Matter of Heyliger v. Kirkpatrick

Matter of Heyliger v Kirkpatrick (2017 NY Slip Op 06014)
Matter of Heyliger v Kirkpatrick
2017 NY Slip Op 06014
Decided on August 3, 2017
Appellate Division, Third Department
Published by New York State Law Reporting Bureau pursuant to Judiciary Law § 431.
This opinion is uncorrected and subject to revision before publication in the Official Reports.


Decided and Entered: August 3, 2017

523570

[*1]In the Matter of DEREK A. HEYLIGER, Petitioner,

v

MICHAEL KIRKPATRICK, as Superintendent of Clinton Correctional Facility, et al., Respondents.


Calendar Date: June 12, 2017
Before: Garry, J.P., Egan Jr., Rose, Mulvey and Pritzker, JJ.

Derek A. Heyliger, Malone, petitioner pro se.

Eric T. Schneiderman, Attorney General, Albany (Martin A. Hotvet of counsel), for respondents.



MEMORANDUM AND JUDGMENT

Proceeding pursuant to CPLR article 78 (transferred to this Court by order of the Supreme Court, entered in Albany County) to review a determination of respondent Commissioner of Corrections and Community Supervision finding petitioner guilty of violating certain prison disciplinary rules.

While petitioner was being escorted from the yard to his cell by two correction officers, he became aggressive and struck one of the officers in the face. During the physical altercation that ensued, petitioner ignored directives to cease engaging in such conduct. After other officers intervened, he was eventually subdued and then escorted to the hospital. Thereafter, he was charged in a misbehavior report with assaulting staff, creating a

disturbance, engaging in violent conduct and refusing a direct order. Following a tier III disciplinary hearing, petitioner was found guilty of all charges, and the determination was later affirmed on administrative appeal. He subsequently commenced this CPLR article 78 proceeding challenging the determination.
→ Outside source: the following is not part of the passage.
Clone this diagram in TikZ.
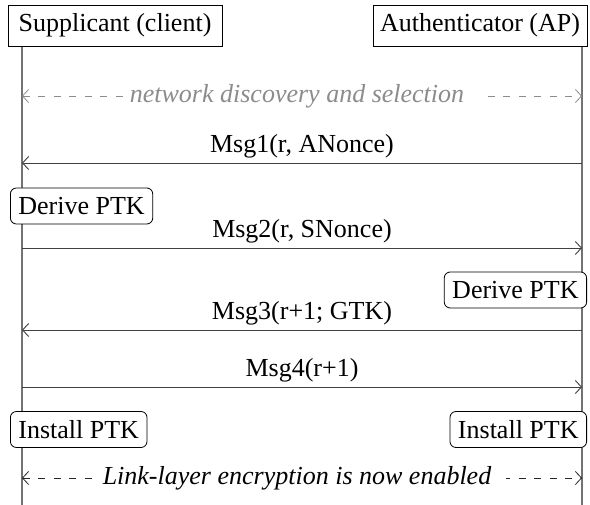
\documentclass[tikz,border=0pt]{standalone}
\usepackage{fontspec}
\setmainfont{Liberation Serif}
\usetikzlibrary{arrows.meta}
\begin{document}
\begin{tikzpicture}[x=1pt,y=-1pt,
  every node/.style={font=\fontsize{26}{30}\selectfont},
  actor/.style={draw, fill=white, minimum width=214pt, minimum height=41pt, inner sep=0pt, line width=0.8pt},
  action/.style={draw, fill=white, rounded corners=6pt, minimum height=36pt, inner xsep=8pt, inner ysep=0pt, line width=0.8pt},
  lifeline/.style={draw=black!55, line width=1.3pt},
  msg/.style={draw=black!75, line width=0.9pt, -{Straight Barb[length=6pt,width=13pt]}},
  note/.style={dash pattern=on 7pt off 8.5pt, line width=0.8pt, {Straight Barb[length=6pt,width=13pt]}-{Straight Barb[length=6pt,width=13pt]}},
  lbl/.style={midway, above, inner sep=4pt},
  notelbl/.style={midway, fill=white, inner xsep=5pt, inner ysep=4pt, font=\fontsize{26}{30}\selectfont\itshape}
]
\useasboundingbox (0,0) rectangle (590,505);
% lifelines
\coordinate (L0) at (22,46);
\coordinate (L1) at (22,505);
\coordinate (R0) at (582,46);
\coordinate (R1) at (582,505);
\draw[lifeline] (L0) -- (L1);
\draw[lifeline] (R0) -- (R1);
% actors
\node[actor] (sup) at (115,25.5) {Supplicant (client)};
\node[actor] (auth) at (480,25.5) {Authenticator (AP)};
% message anchor points
\coordinate (d0) at (22,96);   \coordinate (d1) at (582,96);
\coordinate (m1a) at (582,163); \coordinate (m1b) at (22,163);
\coordinate (m2a) at (22,248);  \coordinate (m2b) at (582,248);
\coordinate (m3a) at (582,330); \coordinate (m3b) at (22,330);
\coordinate (m4a) at (22,387);  \coordinate (m4b) at (582,387);
\coordinate (e0) at (22,478);  \coordinate (e1) at (582,478);
% discovery
\draw[note, draw=black!45] (d0) -- node[notelbl, text=black!45] (disc) {network discovery and selection\rule{10pt}{0pt}} (d1);
% messages
\draw[msg] (m1a) -- node[lbl] (l1) {Msg1(r, ANonce)} (m1b);
\draw[msg] (m2a) -- node[lbl] (l2) {Msg2(r, SNonce)} (m2b);
\draw[msg] (m3a) -- node[lbl] (l3) {Msg3(r+1; GTK)} (m3b);
\draw[msg] (m4a) -- node[lbl] (l4) {Msg4(r+1)} (m4b);
% actions
\node[action, anchor=west] (dl) at (10,206) {Derive PTK};
\node[action, anchor=east] (dr) at (587,290) {Derive PTK};
\node[action, anchor=west] (il) at (10,429.5) {Install PTK};
\node[action, anchor=east] (ir) at (587,429.5) {Install PTK};
% encryption enabled
\draw[note, draw=black!85] (e0) -- node[notelbl] (enc) {Link-layer encryption is now enabled\rule{10pt}{0pt}} (e1);
\end{tikzpicture}
\end{document}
We confirm. The misbehavior report, related documentation and testimony of correction officers involved in the incident provide substantial evidence supporting the determination of guilt (see Matter of Davis v Lempke, 148 AD3d 1366, 1367 [2017]; Matter of Jackson v Annucci, 144 AD3d 1285, 1285 [2016], lv denied 29 NY3d 907 [2017]). Although [*2]petitioner maintained that it was he who was assaulted and that the misbehavior report was written in retaliation for a lawsuit that he had filed, this presented a credibility issue for the Hearing Officer to resolve (see Matter of Lopez v Annucci, 146 AD3d 1262, 1263 [2017]; Matter of Girard v Annucci, 141 AD3d 1065, 1066 [2016], appeal dismissed and lv denied 29 NY3d 929 [2017]). Moreover, petitioner's claim that he was improperly denied documentary evidence is unavailing. There was no videotape taken of his altercation with correction officers (see Matter of Reyes v Keyser, 150 AD3d 1502, 1505 [2017]; Matter of Green v Fischer, 112 AD3d 1019, 1019 [2013], lv denied 24 NY3d 913 [2015]), and the videotape that was taken of the strip frisk of petitioner after he was escorted to the hospital was unavailable due to a defective recording disc (see Matter of Tafari v Selsky, 78 AD3d 1334, 1334 [2010], lv denied 16 NY3d 704 [2011]). Contrary to petitioner's assertion, there is no indication that this videotape was intentionally destroyed. Furthermore, although there are some inaudible gaps in the hearing transcript, they are not so significant as to preclude meaningful review (see Matter of Bernard v Annucci, 148 AD3d 1448, 1449 [2017]; Matter of Gaston v Annucci, 148 AD3d 1447, 1447 [2017]). We have considered petitioner's numerous remaining contentions, including that he was improperly denied witnesses and was provided inadequate assistance, and find them to be lacking in merit.

Garry, J.P., Egan Jr., Rose, Mulvey and Pritzker, JJ., concur.

ADJUDGED that the determination is confirmed, without costs, and petition dismissed.